Considérant que si toute personne accusée d'une infraction pénale a le droit de ne pas être forcée de témoigner contre elle-même ou de s'avouer coupable, ce principe n'interdit aux enquêteurs de la direction nationale de la concurrence ni d'entendre la personne soupçonnée de pratiques anticoncurrentielles ni de lui demander de fournir des renseignements factuels dès lors que celle-ci est informée de l'objet de l'enquête et que la recherche des preuves est entreprise avec loyauté.
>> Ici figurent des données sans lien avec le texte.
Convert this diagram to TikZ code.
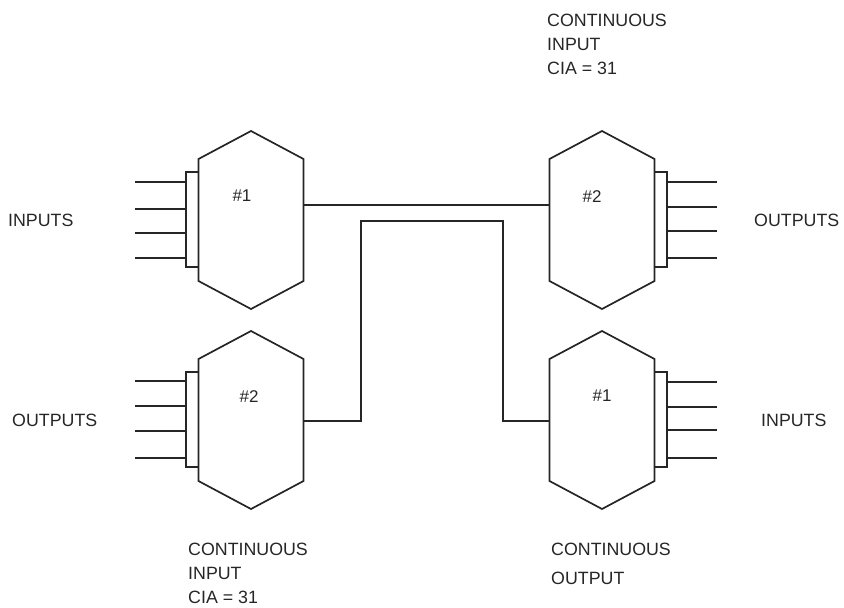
\documentclass[tikz,border=0pt]{standalone}
\usepackage{fontspec}
\setmainfont{Liberation Sans}
\usetikzlibrary{calc}

\tikzset{
  wire/.style={line width=1.7pt, line join=miter, color=black!85},
  lbl/.style={anchor=west, inner sep=0pt, font=\fontsize{17.8}{18}\selectfont, text=black!85},
  tag/.style={anchor=center, inner sep=0pt, font=\fontsize{17}{17}\selectfont, text=black!85}
}

\begin{document}
\begin{tikzpicture}[x=1pt,y=-1pt]
\useasboundingbox (0,0) rectangle (844,608);

% hexagon bodies
\foreach \name/\x/\y in {TL/251/220, BL/251/420, TR/602/220, BR/602/420} {
  \coordinate (\name) at (\x,\y);
  \draw[wire] ($(\name)+(-52.5,-61)$) -- ($(\name)+(0,-89)$) -- ($(\name)+(52.5,-61)$)
    -- ($(\name)+(52.5,61)$) -- ($(\name)+(0,89)$) -- ($(\name)+(-52.5,61)$) -- cycle;
}

% pin strips
\draw[wire] ($(TL)+(-52.5,-48)$) -- ++(-12.5,0) -- ++(0,95) -- ++(12.5,0);
\draw[wire] ($(BL)+(-52.5,-48)$) -- ++(-12.5,0) -- ++(0,95) -- ++(12.5,0);
\draw[wire] ($(TR)+(52.5,-48)$) -- ++(12.5,0) -- ++(0,95) -- ++(-12.5,0);
\draw[wire] ($(BR)+(52.5,-48)$) -- ++(12.5,0) -- ++(0,95) -- ++(-12.5,0);

% pins
\foreach \y in {182,209,233,258} \draw[wire] (135,\y) -- (186,\y);
\foreach \y in {381,406,431,458} \draw[wire] (135,\y) -- (186,\y);
\foreach \y in {182,207,231,258} \draw[wire] (667,\y) -- (717,\y);
\foreach \y in {382,407,430,458} \draw[wire] (667,\y) -- (717,\y);

% connection points
\coordinate (TLout) at (303.5,205);
\coordinate (TRin) at (549.5,205);
\coordinate (BLout) at (303.5,421);
\coordinate (BRin) at (549.5,421);

% connectors
\draw[wire] (TLout) -- (TRin);
\draw[wire] (BLout) -- (361,421) -- (361,221) -- (503,221) -- (503,421) -- (BRin);

% unit numbers
\node[tag] (numTL) at (242,196) {\#1};
\node[tag] (numBL) at (249,397) {\#2};
\node[tag] (numTR) at (592,197) {\#2};
\node[tag] (numBR) at (602,396) {\#1};

% side labels
\node[lbl] (inTL) at (8,220) {INPUTS};
\node[lbl] (outBL) at (12,420) {OUTPUTS};
\node[lbl] (outTR) at (754,220) {OUTPUTS};
\node[lbl] (inBR) at (761,420) {INPUTS};

% continuous labels
\node[lbl] (contTR) at (547,20) {CONTINUOUS};
\node[lbl] (inpTR) at (547,44) {INPUT};
\node[lbl] (ciaTR) at (547,68) {CIA = 31};
\node[lbl] (contBL) at (188,549) {CONTINUOUS};
\node[lbl] (inpBL) at (188,573) {INPUT};
\node[lbl] (ciaBL) at (188,597) {CIA = 31};
\node[lbl] (contBR) at (551,549) {CONTINUOUS};
\node[lbl] (outBR) at (551,578) {OUTPUT};

\end{tikzpicture}
\end{document}
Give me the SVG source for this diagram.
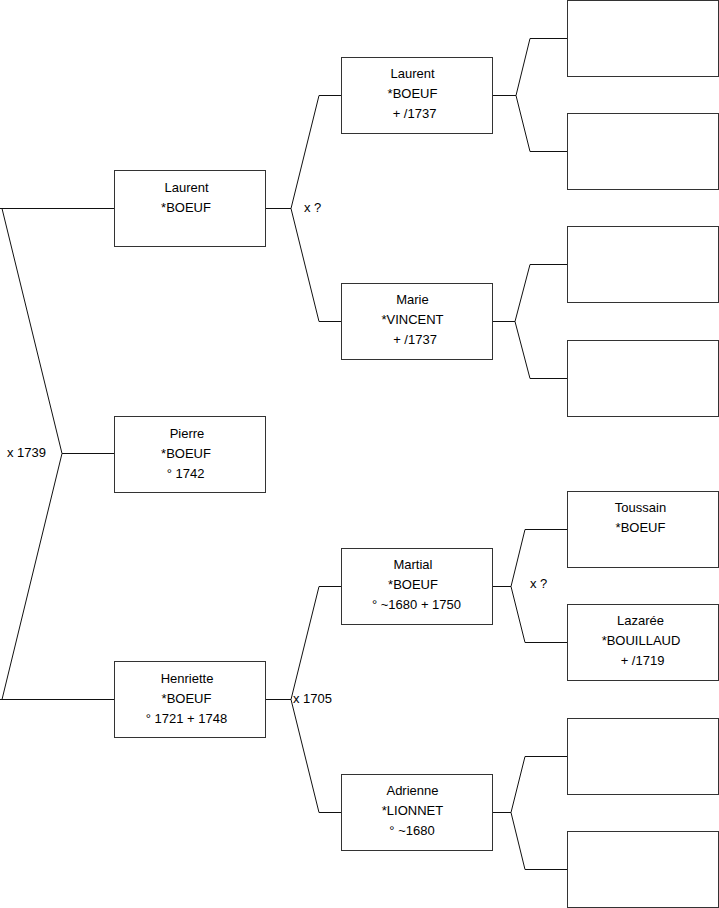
<svg xmlns="http://www.w3.org/2000/svg" width="719" height="908" viewBox="0 0 719 908">
<style>
.box{fill:#fff;stroke:#333;stroke-width:1}
.ln{fill:none;stroke:#111;stroke-width:1}
text{font-family:"Liberation Sans",Arial,sans-serif;font-size:13px;fill:#000}
.c{text-anchor:middle}
</style>
<rect width="719" height="908" fill="#fff"/>
<g id="connectors">
<path class="ln" d="M0,208.5H114 M2,208.5L62,453.5L2,699.5 M62,453.5H114 M0,699.5H114"/>
<path class="ln" d="M265,208.5H291 M341,95.5H319L291,208.5L319,321.5H341"/>
<path class="ln" d="M265,699.5H291 M341,586.5H319L291,699.5L319,812.5H341"/>
<path class="ln" d="M492,95.5H516 M567,38.5H530L516,95.5L530,151.5H567"/>
<path class="ln" d="M492,321.5H515 M567,264.5H530L515,321.5L530,378.5H567"/>
<path class="ln" d="M492,586.5H511 M567,529.5H525L511,586.5L525,642.5H567"/>
<path class="ln" d="M492,812.5H511 M567,756.5H525L511,812.5L525,869.5H567"/>
<text x="7" y="457">x 1739</text>
<text x="304" y="212">x ?</text>
<text x="293" y="703">x 1705</text>
<text x="530" y="588">x ?</text>
</g>
<g id="n-laurent1"><rect class="box" x="114.5" y="170.5" width="151" height="76"/><text class="c" x="186.5" y="192">Laurent</text><text class="c" x="186" y="212">*BOEUF</text></g>
<g id="n-pierre"><rect class="box" x="114.5" y="416.5" width="151" height="76"/><text class="c" x="187" y="438">Pierre</text><text class="c" x="186" y="458">*BOEUF</text><text class="c" x="185.5" y="478">° 1742</text></g>
<g id="n-henriette"><rect class="box" x="114.5" y="661.5" width="151" height="76"/><text class="c" x="187" y="683">Henriette</text><text class="c" x="186.5" y="703">*BOEUF</text><text class="c" x="186.5" y="723">° 1721 + 1748</text></g>
<g id="n-laurent2"><rect class="box" x="341.5" y="57.5" width="151" height="76"/><text class="c" x="412.5" y="78">Laurent</text><text class="c" x="412.5" y="98">*BOEUF</text><text class="c" x="414.5" y="118">+ /1737</text></g>
<g id="n-marie"><rect class="box" x="341.5" y="283.5" width="151" height="76"/><text class="c" x="412.5" y="304">Marie</text><text class="c" x="412.5" y="324">*VINCENT</text><text class="c" x="415" y="344">+ /1737</text></g>
<g id="n-martial"><rect class="box" x="341.5" y="548.5" width="151" height="76"/><text class="c" x="413" y="569">Martial</text><text class="c" x="413" y="589">*BOEUF</text><text class="c" x="416.5" y="609">° ~1680 + 1750</text></g>
<g id="n-adrienne"><rect class="box" x="341.5" y="774.5" width="151" height="76"/><text class="c" x="412.5" y="795">Adrienne</text><text class="c" x="412.5" y="815">*LIONNET</text><text class="c" x="412" y="835">° ~1680</text></g>
<g id="n-g3-1"><rect class="box" x="567.5" y="0.5" width="151" height="76"/></g>
<g id="n-g3-2"><rect class="box" x="567.5" y="113.5" width="151" height="76"/></g>
<g id="n-g3-3"><rect class="box" x="567.5" y="226.5" width="151" height="76"/></g>
<g id="n-g3-4"><rect class="box" x="567.5" y="340.5" width="151" height="76"/></g>
<g id="n-toussain"><rect class="box" x="567.5" y="491.5" width="151" height="76"/><text class="c" x="640.5" y="512">Toussain</text><text class="c" x="640.5" y="532">*BOEUF</text></g>
<g id="n-lazaree"><rect class="box" x="567.5" y="604.5" width="151" height="76"/><text class="c" x="640.5" y="625">Lazarée</text><text class="c" x="641" y="645">*BOUILLAUD</text><text class="c" x="642.5" y="665">+ /1719</text></g>
<g id="n-g3-7"><rect class="box" x="567.5" y="718.5" width="151" height="76"/></g>
<g id="n-g3-8"><rect class="box" x="567.5" y="831.5" width="151" height="76"/></g>
</svg>
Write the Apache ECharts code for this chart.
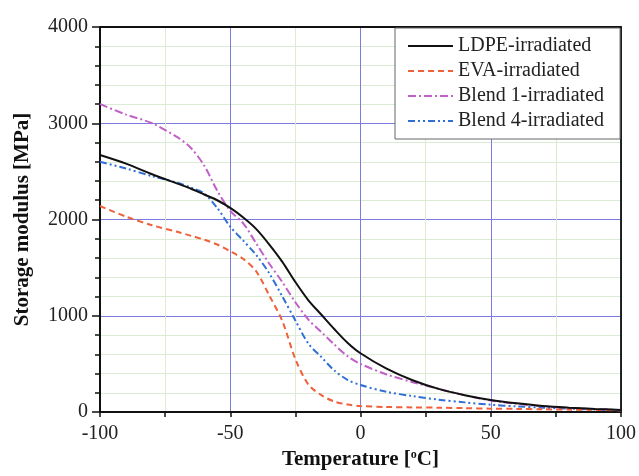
<!DOCTYPE html>
<html>
<head>
<meta charset="utf-8">
<script src="https://cdn.jsdelivr.net/npm/echarts@6/dist/echarts.min.js"></script>
<style>html,body{margin:0;padding:0;background:#fff;}#c{width:639px;height:476px;}</style>
</head>
<body>
<div id="c"></div>
<script>
const seriesNames = ['LDPE-irradiated', 'EVA-irradiated', 'Blend 1-irradiated', 'Blend 4-irradiated'];
const temps = [-100, -90, -80, -70, -65, -60, -55, -50, -45, -40, -35, -30, -25, -20, -15, -10, -5, 0, 10, 20, 30, 40, 50, 60, 70, 80, 90, 100];
const ldpe   = [2670, 2580, 2470, 2370, 2320, 2260, 2200, 2120, 2020, 1900, 1740, 1560, 1350, 1160, 1010, 860, 720, 610, 450, 330, 240, 175, 125, 90, 62, 45, 32, 22];
const eva    = [2140, 2030, 1940, 1870, 1830, 1790, 1740, 1670, 1590, 1460, 1210, 945, 550, 285, 175, 108, 78, 62, 52, 48, 45, 40, 35, 32, 28, 25, 22, 18];
const blend1 = [3200, 3090, 3000, 2850, 2740, 2560, 2300, 2090, 1960, 1750, 1540, 1350, 1140, 960, 830, 700, 580, 500, 390, 310, 240, 175, 120, 85, 60, 42, 30, 20];
const blend4 = [2600, 2530, 2450, 2380, 2330, 2270, 2120, 1925, 1780, 1630, 1440, 1200, 950, 710, 570, 430, 335, 280, 210, 165, 128, 100, 75, 58, 45, 35, 25, 18];
const xTicks = [-100, -50, 0, 50, 100];
const yTicks = [0, 1000, 2000, 3000, 4000];

const pairs = arr => temps.map((t, i) => [t, arr[i]]);
const font = 'Liberation Serif, Times New Roman, serif';
const styles = [
  {color: '#111111', type: 'solid'},
  {color: '#f0603a', type: [6, 4]},
  {color: '#c060c8', type: [8, 3, 2, 3]},
  {color: '#2f6fd6', type: [7, 3, 2, 3, 2, 3]}
];
const data = [ldpe, eva, blend1, blend4];
const frameAxis = {
  axisLine: {onZero: false, lineStyle: {color: '#111', width: 1.8}},
  axisTick: {show: false}, axisLabel: {show: false}, splitLine: {show: false}
};

const chart = echarts.init(document.getElementById('c'));
chart.setOption({
  animation: false,
  backgroundColor: '#ffffff',
  grid: {left: 100, right: 16, top: 27, bottom: 64},
  legend: {
    orient: 'vertical', left: 395, top: 28, padding: [8, 16, 8, 12], itemGap: 5,
    itemWidth: 45, itemHeight: 14,
    borderColor: '#666', borderWidth: 1, backgroundColor: '#fff',
    itemStyle: {opacity: 0},
    textStyle: {fontFamily: font, fontSize: 20, color: '#222'},
    data: seriesNames
  },
  xAxis: [{
    type: 'value', min: -100, max: 100, interval: 50,
    name: 'Temperature [{sup|o}C]', nameLocation: 'middle', nameGap: 37,
    nameTextStyle: {fontFamily: font, fontSize: 21, fontWeight: 'bold', color: '#111',
      rich: {sup: {fontFamily: font, fontSize: 12, fontWeight: 'bold', verticalAlign: 'top', padding: [0, 0, 10, 0], color: '#111'}}},
    axisLine: {onZero: false, lineStyle: {color: '#111', width: 2}},
    axisTick: {length: 5, lineStyle: {color: '#111', width: 1.5}},
    minorTick: {show: true, splitNumber: 2, length: 5, lineStyle: {color: '#111', width: 1.5}},
    splitLine: {show: true, lineStyle: {color: '#7b7be2', width: 1}},
    minorSplitLine: {show: true, lineStyle: {color: '#dcecd4', width: 1}},
    axisLabel: {fontFamily: font, fontSize: 20, color: '#222', margin: 12,
      formatter: v => xTicks.includes(v) ? String(v) : ''}
  }, Object.assign({type: 'value', min: -100, max: 100, position: 'top'}, frameAxis)],
  yAxis: [{
    type: 'value', min: 0, max: 4000, interval: 1000,
    name: 'Storage modulus [MPa]', nameLocation: 'middle', nameGap: 67,
    nameTextStyle: {fontFamily: font, fontSize: 21, fontWeight: 'bold', color: '#111'},
    axisLine: {onZero: false, lineStyle: {color: '#111', width: 2}},
    axisTick: {length: 8, lineStyle: {color: '#111', width: 1.5}},
    minorTick: {show: true, splitNumber: 5, length: 5, lineStyle: {color: '#111', width: 1.5}},
    splitLine: {show: true, lineStyle: {color: '#7b7be2', width: 1}},
    minorSplitLine: {show: true, lineStyle: {color: '#dcecd4', width: 1}},
    axisLabel: {fontFamily: font, fontSize: 20, color: '#222', margin: 12,
      formatter: v => yTicks.includes(v) ? String(v) : ''}
  }, Object.assign({type: 'value', min: 0, max: 4000, position: 'right'}, frameAxis)],
  series: seriesNames.map((n, i) => ({
    name: n, type: 'line', smooth: 0.3, symbol: 'none',
    data: pairs(data[i]),
    lineStyle: {color: styles[i].color, type: styles[i].type, width: 2},
    itemStyle: {color: styles[i].color},
    z: 4 - i
  }))
});
</script>
</body>
</html>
Considérant que par conséquent les prévenus ne sont pas fondés à invoquer l'incompatibilité des dispositions de l'ordonnance du 1er décembre 1986 avec les dispositions du pacte international relatif aux droits civils et politiques et les dispositions de la convention européenne des droits de l'homme ;

Considérant que les enquêteurs avaient informé les prévenus de l'objet de leur examen de leur situation de l'entreprise au regard du droit de la concurrence et leur avaient demandé de fournir un certain nombre de documents précis et en rapport avec cet objet, laissant aux intéressés la possibilité de les discuter et de se faire assister de leur conseil ;

Considérant que les enquêteurs tiraient de l'article 47 de l'ordonnance du 1er décembre 1986 la possibilité de demander des explications aux prévenus et que les demandes d'explications ne pouvaient être assimilées à un interrogatoire, celles-ci ne tendant pas directement à l'établissement de l'éventuelle infraction ;

Qu'ainsi les droits de la défense n'étaient pas compromis et qu'aucune violation de l'article 14-3 du Pacte international relatif aux droits civils et politiques et de l'article 6 de la Convention européenne des droits de l'homme et des libertés fondamentales ;

Considérant qu'en revanche le comportement des prévenus pris dans son ensemble manifestait une certaine volonté d'entraver l'enquête de la Direction nationale des enquêtes de concurrence ;

Que dans ces conditions les premiers juges ont retenu à juste titre les prévenus dans les liens de la prévention et que le jugement doit être confirmé sur la déclaration de culpabilité ;

Que toutefois il leur sera fait une application différente de la loi pénale.

Par ces motifs, LA COUR, Statuant publiquement et contradictoirement, Reçoit les appels des prévenus et du Ministère Public, Confirme sur la déclaration de culpabilité le jugement déféré, Condamne D Claude à la peine de 50.000 F d'amende, D Christophe à la peine de 20.000 F d'amende.